Task ▸
Exactly repeat the material, dropping only the pictures.

Data shown ▸

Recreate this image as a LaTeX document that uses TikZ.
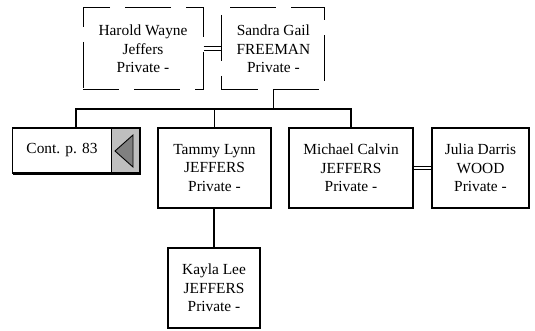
\documentclass[tikz,border=0pt]{standalone}
\usepackage{fontspec}
\setmainfont{Liberation Serif}
\begin{document}
\begin{tikzpicture}[x=1pt,y=-1pt,
  every node/.style={font=\fontsize{15.4}{18.3}\selectfont, align=center, inner sep=0pt},
  pbox/.style={draw, line width=1.7pt, minimum height=80pt},
  dbox/.style={draw, line width=1pt, dash pattern=on 46pt off 15pt, dash phase=10pt, minimum height=82pt},
  conn/.style={line width=1.7pt},
  dbl/.style={double, line width=1pt, double distance=2.8pt}]
\useasboundingbox (0,0) rectangle (535,330);
% parents
\node[dbox, minimum width=120pt] (harold) at (143,48.8) {Harold Wayne\\Jeffers\\Private -};
\node[dbox, minimum width=103pt] (sandra) at (273.4,48.8) {Sandra Gail\\FREEMAN\\Private -};
% children
\node[draw=none, minimum width=127pt, minimum height=45pt] (cont) at (76.3,150.5) {};
\fill[white] (cont.north west) rectangle (111,173);
\fill[gray!50] (111,128) rectangle (cont.south east);
\draw[line width=0.9pt, fill=gray] (115,151) -- (133,135) -- (133,167) -- cycle;
\draw[line width=1.6pt] (cont.north west) rectangle (cont.south east);
\draw[line width=2.8pt] (cont.south west) -- (cont.south east) -- (cont.north east);
\draw[line width=0.7pt] (111,128) -- (111,173);
\node (conttext) at (62,150.5) {Cont. p. 83};
\node[pbox, minimum width=113pt] (tammy) at (214.5,168) {Tammy Lynn\\JEFFERS\\Private -};
\node[pbox, minimum width=124pt] (michael) at (351,168) {Michael Calvin\\JEFFERS\\Private -};
\node[pbox, minimum width=97pt] (julia) at (480.5,168) {Julia Darris\\WOOD\\Private -};
\node[pbox, minimum width=92pt] (kayla) at (214,288) {Kayla Lee\\JEFFERS\\Private -};
% connectors
\coordinate (bar) at (273.4,109);
\draw[dbl] (harold.east) -- (sandra.west);
\draw[dbl] (michael.east) -- (julia.west);
\draw[conn] (sandra.south) -- (bar);
\draw[conn] (cont.north) |- (michael.north |- bar) -- (michael.north);
\draw[conn] (tammy.north) -- (tammy.north |- bar);
\draw[conn] (kayla.north) -- (kayla.north |- tammy.south);
\end{tikzpicture}
\end{document}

Finished exercise ▸
Recreate this image as a LaTeX document that uses TikZ.
\documentclass[tikz,border=0pt]{standalone}
\usepackage{fontspec}
\setmainfont{Liberation Serif}
\begin{document}
\begin{tikzpicture}[x=1pt,y=-1pt,
  every node/.style={font=\fontsize{15.4}{18.3}\selectfont, align=center, inner sep=0pt},
  pbox/.style={draw, line width=1.7pt, minimum height=80pt},
  dbox/.style={draw, line width=1pt, dash pattern=on 46pt off 15pt, dash phase=10pt, minimum height=82pt},
  conn/.style={line width=1.7pt},
  dbl/.style={double, line width=1pt, double distance=2.8pt}]
\useasboundingbox (0,0) rectangle (535,330);
% parents
\node[dbox, minimum width=120pt] (harold) at (143,48.8) {Harold Wayne\\Jeffers\\Private -};
\node[dbox, minimum width=103pt] (sandra) at (273.4,48.8) {Sandra Gail\\FREEMAN\\Private -};
% children
\node[draw=none, minimum width=127pt, minimum height=45pt] (cont) at (76.3,150.5) {};
\fill[white] (cont.north west) rectangle (111,173);
\fill[gray!50] (111,128) rectangle (cont.south east);
\draw[line width=0.9pt, fill=gray] (115,151) -- (133,135) -- (133,167) -- cycle;
\draw[line width=1.6pt] (cont.north west) rectangle (cont.south east);
\draw[line width=2.8pt] (cont.south west) -- (cont.south east) -- (cont.north east);
\draw[line width=0.7pt] (111,128) -- (111,173);
\node (conttext) at (62,150.5) {Cont. p. 83};
\node[pbox, minimum width=113pt] (tammy) at (214.5,168) {Tammy Lynn\\JEFFERS\\Private -};
\node[pbox, minimum width=124pt] (michael) at (351,168) {Michael Calvin\\JEFFERS\\Private -};
\node[pbox, minimum width=97pt] (julia) at (480.5,168) {Julia Darris\\WOOD\\Private -};
\node[pbox, minimum width=92pt] (kayla) at (214,288) {Kayla Lee\\JEFFERS\\Private -};
% connectors
\coordinate (bar) at (273.4,109);
\draw[dbl] (harold.east) -- (sandra.west);
\draw[dbl] (michael.east) -- (julia.west);
\draw[conn] (sandra.south) -- (bar);
\draw[conn] (cont.north) |- (michael.north |- bar) -- (michael.north);
\draw[conn] (tammy.north) -- (tammy.north |- bar);
\draw[conn] (kayla.north) -- (kayla.north |- tammy.south);
\end{tikzpicture}
\end{document}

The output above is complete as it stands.